Print every entry word for word, but omit the pictures.

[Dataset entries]
# # # # #

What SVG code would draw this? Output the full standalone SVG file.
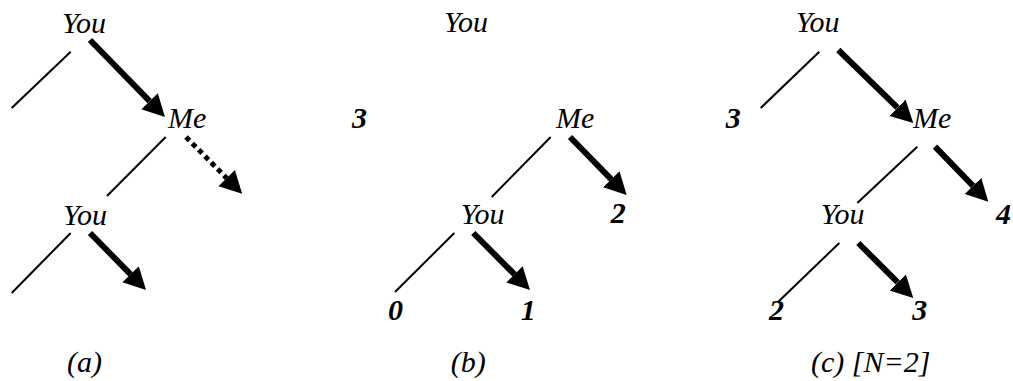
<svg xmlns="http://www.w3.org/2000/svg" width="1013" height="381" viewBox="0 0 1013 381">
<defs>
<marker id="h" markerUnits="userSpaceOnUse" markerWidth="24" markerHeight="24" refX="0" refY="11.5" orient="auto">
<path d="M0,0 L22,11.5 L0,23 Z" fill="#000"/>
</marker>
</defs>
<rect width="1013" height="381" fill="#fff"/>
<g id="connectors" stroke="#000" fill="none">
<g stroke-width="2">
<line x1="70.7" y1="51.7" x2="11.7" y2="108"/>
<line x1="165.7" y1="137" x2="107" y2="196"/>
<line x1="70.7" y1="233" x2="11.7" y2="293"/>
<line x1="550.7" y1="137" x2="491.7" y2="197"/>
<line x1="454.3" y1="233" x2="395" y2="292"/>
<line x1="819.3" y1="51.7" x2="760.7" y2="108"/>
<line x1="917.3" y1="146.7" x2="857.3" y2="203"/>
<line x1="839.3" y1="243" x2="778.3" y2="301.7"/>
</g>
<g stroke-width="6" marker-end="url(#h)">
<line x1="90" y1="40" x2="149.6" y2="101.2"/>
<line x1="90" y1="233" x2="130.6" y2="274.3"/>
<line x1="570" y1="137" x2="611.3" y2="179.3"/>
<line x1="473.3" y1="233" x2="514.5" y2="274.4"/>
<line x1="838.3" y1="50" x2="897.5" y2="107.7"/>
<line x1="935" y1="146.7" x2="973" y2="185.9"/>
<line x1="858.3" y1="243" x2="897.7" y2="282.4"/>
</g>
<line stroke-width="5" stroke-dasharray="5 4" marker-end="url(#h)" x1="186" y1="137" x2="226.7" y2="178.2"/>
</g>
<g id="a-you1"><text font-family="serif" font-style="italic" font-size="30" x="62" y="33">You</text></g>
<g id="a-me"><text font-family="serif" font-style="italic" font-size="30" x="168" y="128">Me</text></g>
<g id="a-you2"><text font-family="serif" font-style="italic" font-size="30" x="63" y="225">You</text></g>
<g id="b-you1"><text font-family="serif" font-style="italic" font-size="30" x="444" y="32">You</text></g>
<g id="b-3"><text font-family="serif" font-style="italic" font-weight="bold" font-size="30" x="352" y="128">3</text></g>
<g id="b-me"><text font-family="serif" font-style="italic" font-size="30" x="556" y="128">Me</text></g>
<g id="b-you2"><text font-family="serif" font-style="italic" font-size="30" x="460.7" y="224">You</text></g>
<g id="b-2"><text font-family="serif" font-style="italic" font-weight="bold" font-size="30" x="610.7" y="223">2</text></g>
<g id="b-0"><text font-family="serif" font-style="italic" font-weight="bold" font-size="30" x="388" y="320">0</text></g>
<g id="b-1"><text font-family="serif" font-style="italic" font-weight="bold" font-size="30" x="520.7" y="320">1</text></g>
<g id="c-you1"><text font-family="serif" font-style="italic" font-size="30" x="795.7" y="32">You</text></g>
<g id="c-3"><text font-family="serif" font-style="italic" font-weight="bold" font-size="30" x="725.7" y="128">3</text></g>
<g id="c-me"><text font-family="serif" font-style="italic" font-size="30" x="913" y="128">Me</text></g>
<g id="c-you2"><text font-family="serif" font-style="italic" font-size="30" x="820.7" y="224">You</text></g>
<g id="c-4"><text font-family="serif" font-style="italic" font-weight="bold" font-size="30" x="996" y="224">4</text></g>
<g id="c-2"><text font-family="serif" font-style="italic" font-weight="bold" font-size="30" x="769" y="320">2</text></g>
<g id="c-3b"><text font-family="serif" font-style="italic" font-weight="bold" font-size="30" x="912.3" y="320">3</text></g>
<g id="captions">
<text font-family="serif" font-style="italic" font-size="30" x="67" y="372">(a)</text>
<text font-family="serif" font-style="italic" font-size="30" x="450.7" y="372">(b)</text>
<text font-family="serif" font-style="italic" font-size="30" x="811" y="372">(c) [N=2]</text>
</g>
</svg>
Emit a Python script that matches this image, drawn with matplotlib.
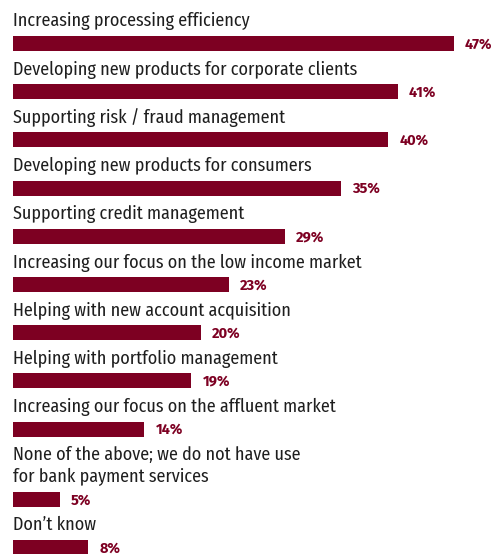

# # # # #

ANSWER TO THIS EXERCISE:
What SVG code would draw this? Output the full standalone SVG file.
<svg xmlns="http://www.w3.org/2000/svg" width="1013" height="381" viewBox="0 0 1013 381">
<defs>
<marker id="h" markerUnits="userSpaceOnUse" markerWidth="24" markerHeight="24" refX="0" refY="11.5" orient="auto">
<path d="M0,0 L22,11.5 L0,23 Z" fill="#000"/>
</marker>
</defs>
<rect width="1013" height="381" fill="#fff"/>
<g id="connectors" stroke="#000" fill="none">
<g stroke-width="2">
<line x1="70.7" y1="51.7" x2="11.7" y2="108"/>
<line x1="165.7" y1="137" x2="107" y2="196"/>
<line x1="70.7" y1="233" x2="11.7" y2="293"/>
<line x1="550.7" y1="137" x2="491.7" y2="197"/>
<line x1="454.3" y1="233" x2="395" y2="292"/>
<line x1="819.3" y1="51.7" x2="760.7" y2="108"/>
<line x1="917.3" y1="146.7" x2="857.3" y2="203"/>
<line x1="839.3" y1="243" x2="778.3" y2="301.7"/>
</g>
<g stroke-width="6" marker-end="url(#h)">
<line x1="90" y1="40" x2="149.6" y2="101.2"/>
<line x1="90" y1="233" x2="130.6" y2="274.3"/>
<line x1="570" y1="137" x2="611.3" y2="179.3"/>
<line x1="473.3" y1="233" x2="514.5" y2="274.4"/>
<line x1="838.3" y1="50" x2="897.5" y2="107.7"/>
<line x1="935" y1="146.7" x2="973" y2="185.9"/>
<line x1="858.3" y1="243" x2="897.7" y2="282.4"/>
</g>
<line stroke-width="5" stroke-dasharray="5 4" marker-end="url(#h)" x1="186" y1="137" x2="226.7" y2="178.2"/>
</g>
<g id="a-you1"><text font-family="serif" font-style="italic" font-size="30" x="62" y="33">You</text></g>
<g id="a-me"><text font-family="serif" font-style="italic" font-size="30" x="168" y="128">Me</text></g>
<g id="a-you2"><text font-family="serif" font-style="italic" font-size="30" x="63" y="225">You</text></g>
<g id="b-you1"><text font-family="serif" font-style="italic" font-size="30" x="444" y="32">You</text></g>
<g id="b-3"><text font-family="serif" font-style="italic" font-weight="bold" font-size="30" x="352" y="128">3</text></g>
<g id="b-me"><text font-family="serif" font-style="italic" font-size="30" x="556" y="128">Me</text></g>
<g id="b-you2"><text font-family="serif" font-style="italic" font-size="30" x="460.7" y="224">You</text></g>
<g id="b-2"><text font-family="serif" font-style="italic" font-weight="bold" font-size="30" x="610.7" y="223">2</text></g>
<g id="b-0"><text font-family="serif" font-style="italic" font-weight="bold" font-size="30" x="388" y="320">0</text></g>
<g id="b-1"><text font-family="serif" font-style="italic" font-weight="bold" font-size="30" x="520.7" y="320">1</text></g>
<g id="c-you1"><text font-family="serif" font-style="italic" font-size="30" x="795.7" y="32">You</text></g>
<g id="c-3"><text font-family="serif" font-style="italic" font-weight="bold" font-size="30" x="725.7" y="128">3</text></g>
<g id="c-me"><text font-family="serif" font-style="italic" font-size="30" x="913" y="128">Me</text></g>
<g id="c-you2"><text font-family="serif" font-style="italic" font-size="30" x="820.7" y="224">You</text></g>
<g id="c-4"><text font-family="serif" font-style="italic" font-weight="bold" font-size="30" x="996" y="224">4</text></g>
<g id="c-2"><text font-family="serif" font-style="italic" font-weight="bold" font-size="30" x="769" y="320">2</text></g>
<g id="c-3b"><text font-family="serif" font-style="italic" font-weight="bold" font-size="30" x="912.3" y="320">3</text></g>
<g id="captions">
<text font-family="serif" font-style="italic" font-size="30" x="67" y="372">(a)</text>
<text font-family="serif" font-style="italic" font-size="30" x="450.7" y="372">(b)</text>
<text font-family="serif" font-style="italic" font-size="30" x="811" y="372">(c) [N=2]</text>
</g>
</svg>
Emit a Python script that matches this image, drawn with matplotlib.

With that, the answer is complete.